Inertial migration of a neutrally buoyant oblate spheroid in three-dimensional square duct poiseuille flows

Abstract

In this paper, the inertial migration of a single neutrally buoyant oblate spheroid in a square duct is investigated by multiple-relaxation-time lattice Boltzmann method. The spheroid’s aspect ratio AR=a/b=1/2, where a and b are the polar and equatorial radii of the spheroid, respectively, Reynolds number Re=UmH/ν=80 with Um, H and ν being the maximum velocity in the duct without the particle, height of the duct and the kinematic viscosity, respectively, and a blockage ratio 2b/H=0.277 is chosen to study the effects of initial position and initial orientation on the particle’s motion in detail. Our results show that the lateral trajectory and final motion, to some extent, depend on the spheroid’s initial position and orientation.

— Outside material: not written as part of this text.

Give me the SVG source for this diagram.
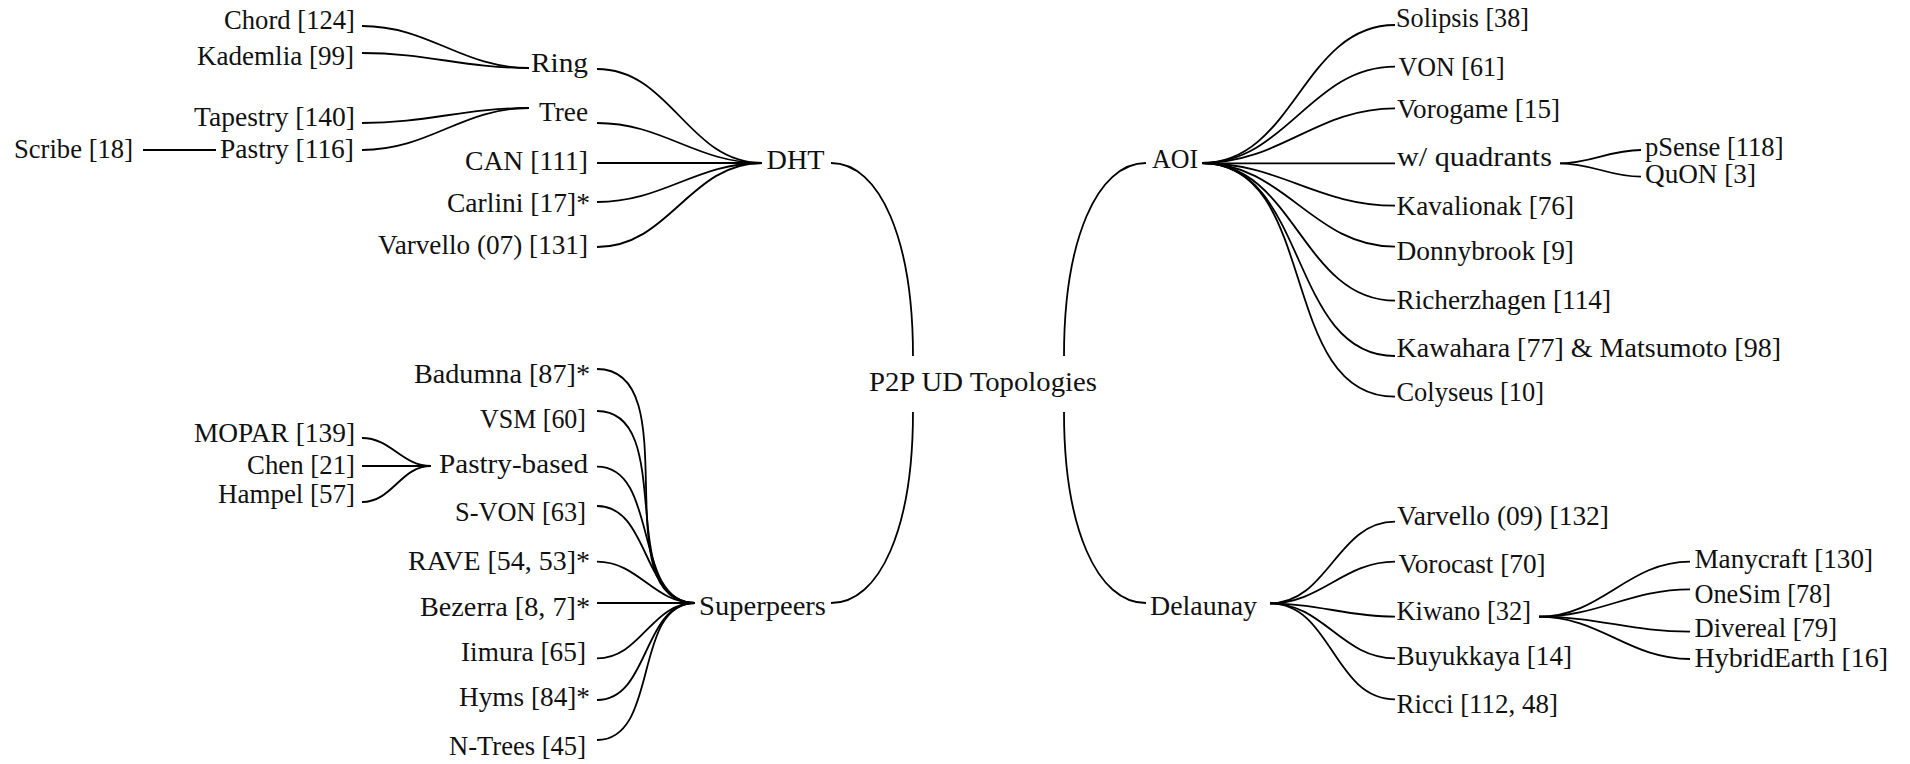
<svg xmlns="http://www.w3.org/2000/svg" width="1910" height="764" viewBox="0 0 1910 764">
<style>
text{font-family:"Liberation Serif","Times New Roman",serif;font-size:28px;fill:#111}
.c path{fill:none;stroke:#000;stroke-width:1.8}
</style>
<rect width="1910" height="764" fill="#fff"/>
<g id="connectors" class="c">
<path d="M362,26 C429.4,26 461.6,68 529,68"/>
<path d="M362,53 C427.6,53 463.4,68 529,68"/>
<path d="M362,123 C427.6,123 463.4,108 529,108"/>
<path d="M362,150 C429.4,150 461.6,108 529,108"/>
<path d="M143,150 H216"/>
<path d="M597,69 C671.3,69 687.7,163 762,163"/>
<path d="M597,123 C663.5,123 695.5,163 762,163"/>
<path d="M597,163 H762"/>
<path d="M597,202 C663.4,202 695.6,163 762,163"/>
<path d="M597,247 C669.5,247 689.5,163 762,163"/>
<path d="M831,163 C880,163 913,240 913,356"/>
<path d="M913,412 C913,528 880,603 831,603"/>
<path d="M1064,356 C1064,240 1097,163 1146,163"/>
<path d="M1064,412 C1064,528 1097,603 1146,603"/>
<path d="M362,438 C391.2,438 401.8,466 431,466"/>
<path d="M362,466 H431"/>
<path d="M362,502 C392.5,502 400.5,466 431,466"/>
<path d="M597,369 C690,369 602,603 695,603"/>
<path d="M597,411 C678,411 614,603 695,603"/>
<path d="M597,466.7 C660,466.7 632,603 695,603"/>
<path d="M597,506 C650,506 642,603 695,603"/>
<path d="M597,561.7 C638.6,561.7 653.4,603 695,603"/>
<path d="M597,603 H695"/>
<path d="M597,658.3 C641,658.3 651,603 695,603"/>
<path d="M597,700 C650,700 642,603 695,603"/>
<path d="M597,740 C660,740 632,603 695,603"/>
<path d="M1202,163 C1294.9,163 1302.1,25 1395,25"/>
<path d="M1202,163 C1286.4,163 1310.6,66.7 1395,66.7"/>
<path d="M1202,163 C1280.5,163 1316.5,108.3 1395,108.3"/>
<path d="M1202,163.3 H1395"/>
<path d="M1202,163 C1279.4,163 1317.6,205.7 1395,205.7"/>
<path d="M1202,163 C1284.4,163 1312.6,246.7 1395,246.7"/>
<path d="M1202,163 C1294.8,163 1302.2,300.7 1395,300.7"/>
<path d="M1202,163 C1308.9,163 1288.1,356 1395,356"/>
<path d="M1202,163 C1320.7,163 1276.3,396.7 1395,396.7"/>
<path d="M1560,163.3 C1592.1,163.3 1608.9,150 1641,150"/>
<path d="M1560,163.3 C1592.1,163.3 1608.9,176.7 1641,176.7"/>
<path d="M1270,603.3 C1328.4,603.3 1336.6,521.7 1395,521.7"/>
<path d="M1270,603.3 C1321.6,603.3 1343.4,561.7 1395,561.7"/>
<path d="M1270,603.3 C1319.2,603.3 1345.8,616.7 1395,616.7"/>
<path d="M1270,603.3 C1323.5,603.3 1341.5,658.3 1395,658.3"/>
<path d="M1270,603.3 C1331.7,603.3 1333.3,699.3 1395,699.3"/>
<path d="M1539,616.7 C1601.9,616.7 1627.1,561.7 1690,561.7"/>
<path d="M1539,616.7 C1599.1,616.7 1629.9,589.3 1690,589.3"/>
<path d="M1539,616.7 C1598.4,616.7 1630.6,631.7 1690,631.7"/>
<path d="M1539,616.7 C1600.4,616.7 1628.6,659 1690,659"/>
</g>
<g id="n-chord"><text x="224" y="29" textLength="131" lengthAdjust="spacingAndGlyphs">Chord [124]</text></g>
<g id="n-kademlia"><text x="197" y="65" textLength="157" lengthAdjust="spacingAndGlyphs">Kademlia [99]</text></g>
<g id="n-tapestry"><text x="194" y="126" textLength="161" lengthAdjust="spacingAndGlyphs">Tapestry [140]</text></g>
<g id="n-pastry"><text x="220" y="158" textLength="134" lengthAdjust="spacingAndGlyphs">Pastry [116]</text></g>
<g id="n-scribe"><text x="14" y="158" textLength="119" lengthAdjust="spacingAndGlyphs">Scribe [18]</text></g>
<g id="n-ring"><text x="531" y="72" textLength="57" lengthAdjust="spacingAndGlyphs">Ring</text></g>
<g id="n-tree"><text x="539" y="121" textLength="49" lengthAdjust="spacingAndGlyphs">Tree</text></g>
<g id="n-can"><text x="465" y="170" textLength="123" lengthAdjust="spacingAndGlyphs">CAN [111]</text></g>
<g id="n-carlini"><text x="447" y="212" textLength="143" lengthAdjust="spacingAndGlyphs">Carlini [17]*</text></g>
<g id="n-varvello07"><text x="378" y="254" textLength="210" lengthAdjust="spacingAndGlyphs">Varvello (07) [131]</text></g>
<g id="n-dht"><text x="766.5" y="169" textLength="58" lengthAdjust="spacingAndGlyphs">DHT</text></g>
<g id="n-badumna"><text x="414" y="383" textLength="176" lengthAdjust="spacingAndGlyphs">Badumna [87]*</text></g>
<g id="n-vsm"><text x="480" y="428" textLength="106" lengthAdjust="spacingAndGlyphs">VSM [60]</text></g>
<g id="n-mopar"><text x="194" y="442" textLength="161" lengthAdjust="spacingAndGlyphs">MOPAR [139]</text></g>
<g id="n-chen"><text x="247" y="474" textLength="108" lengthAdjust="spacingAndGlyphs">Chen [21]</text></g>
<g id="n-hampel"><text x="218" y="503" textLength="137" lengthAdjust="spacingAndGlyphs">Hampel [57]</text></g>
<g id="n-pastrybased"><text x="439" y="473" textLength="149" lengthAdjust="spacingAndGlyphs">Pastry-based</text></g>
<g id="n-svon"><text x="455" y="521" textLength="131" lengthAdjust="spacingAndGlyphs">S-VON [63]</text></g>
<g id="n-rave"><text x="408" y="570" textLength="182" lengthAdjust="spacingAndGlyphs">RAVE [54, 53]*</text></g>
<g id="n-bezerra"><text x="420" y="616" textLength="170" lengthAdjust="spacingAndGlyphs">Bezerra [8, 7]*</text></g>
<g id="n-iimura"><text x="461" y="661" textLength="125" lengthAdjust="spacingAndGlyphs">Iimura [65]</text></g>
<g id="n-hyms"><text x="459" y="706" textLength="131" lengthAdjust="spacingAndGlyphs">Hyms [84]*</text></g>
<g id="n-ntrees"><text x="449" y="755" textLength="137" lengthAdjust="spacingAndGlyphs">N-Trees [45]</text></g>
<g id="n-superpeers"><text x="699" y="615" textLength="127" lengthAdjust="spacingAndGlyphs">Superpeers</text></g>
<g id="n-root"><text x="869" y="391" textLength="228" lengthAdjust="spacingAndGlyphs">P2P UD Topologies</text></g>
<g id="n-aoi"><text x="1152" y="168" textLength="46" lengthAdjust="spacingAndGlyphs">AOI</text></g>
<g id="n-delaunay"><text x="1150" y="615" textLength="107" lengthAdjust="spacingAndGlyphs">Delaunay</text></g>
<g id="n-solipsis"><text x="1396" y="27" textLength="133" lengthAdjust="spacingAndGlyphs">Solipsis [38]</text></g>
<g id="n-von"><text x="1398.6" y="76" textLength="106" lengthAdjust="spacingAndGlyphs">VON [61]</text></g>
<g id="n-vorogame"><text x="1397" y="118" textLength="163" lengthAdjust="spacingAndGlyphs">Vorogame [15]</text></g>
<g id="n-quadrants"><text x="1397" y="166" textLength="155" lengthAdjust="spacingAndGlyphs">w/ quadrants</text></g>
<g id="n-psense"><text x="1645" y="156" textLength="138.5" lengthAdjust="spacingAndGlyphs">pSense [118]</text></g>
<g id="n-quon"><text x="1645" y="183" textLength="111" lengthAdjust="spacingAndGlyphs">QuON [3]</text></g>
<g id="n-kavalionak"><text x="1396.5" y="215" textLength="177.5" lengthAdjust="spacingAndGlyphs">Kavalionak [76]</text></g>
<g id="n-donnybrook"><text x="1396.5" y="260" textLength="177.5" lengthAdjust="spacingAndGlyphs">Donnybrook [9]</text></g>
<g id="n-richerzhagen"><text x="1396.5" y="309" textLength="214.5" lengthAdjust="spacingAndGlyphs">Richerzhagen [114]</text></g>
<g id="n-kawahara"><text x="1396.5" y="357" textLength="384.5" lengthAdjust="spacingAndGlyphs">Kawahara [77] &amp; Matsumoto [98]</text></g>
<g id="n-colyseus"><text x="1396.5" y="401" textLength="147.5" lengthAdjust="spacingAndGlyphs">Colyseus [10]</text></g>
<g id="n-varvello09"><text x="1397" y="525" textLength="212" lengthAdjust="spacingAndGlyphs">Varvello (09) [132]</text></g>
<g id="n-vorocast"><text x="1398.6" y="573" textLength="147" lengthAdjust="spacingAndGlyphs">Vorocast [70]</text></g>
<g id="n-kiwano"><text x="1396.5" y="620" textLength="134.5" lengthAdjust="spacingAndGlyphs">Kiwano [32]</text></g>
<g id="n-buyukkaya"><text x="1396.5" y="665" textLength="175.5" lengthAdjust="spacingAndGlyphs">Buyukkaya [14]</text></g>
<g id="n-ricci"><text x="1396.5" y="713" textLength="161.5" lengthAdjust="spacingAndGlyphs">Ricci [112, 48]</text></g>
<g id="n-manycraft"><text x="1694.5" y="568" textLength="178.5" lengthAdjust="spacingAndGlyphs">Manycraft [130]</text></g>
<g id="n-onesim"><text x="1694.5" y="603" textLength="136.5" lengthAdjust="spacingAndGlyphs">OneSim [78]</text></g>
<g id="n-divereal"><text x="1694.5" y="637" textLength="142.5" lengthAdjust="spacingAndGlyphs">Divereal [79]</text></g>
<g id="n-hybridearth"><text x="1694.5" y="667" textLength="193.5" lengthAdjust="spacingAndGlyphs">HybridEarth [16]</text></g>
</svg>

In addition to the general log-rolling (LR) mode, which was previously reported by Lashgari et al. (2017), the spheroid can also exhibit a tumbling (TU) mode, where its polar axis rotates in the central streamwise–wall-normal plane, and an inclined log-rolling (ILR) mode, where it rotates in the diagonal plane with the polar axis being perpendicular to the plane, when its initial position and orientation are well specified. With the Reynolds number increased to 160, the ILR mode disappears while the TU and LR modes persist. If AR decreases to 1/3 while keeping the particle’s volume fixed, all three modes persist at Re=80, and the particle migrates closer to the duct center at the final equilibrium state with decreasing AR for all three different modes.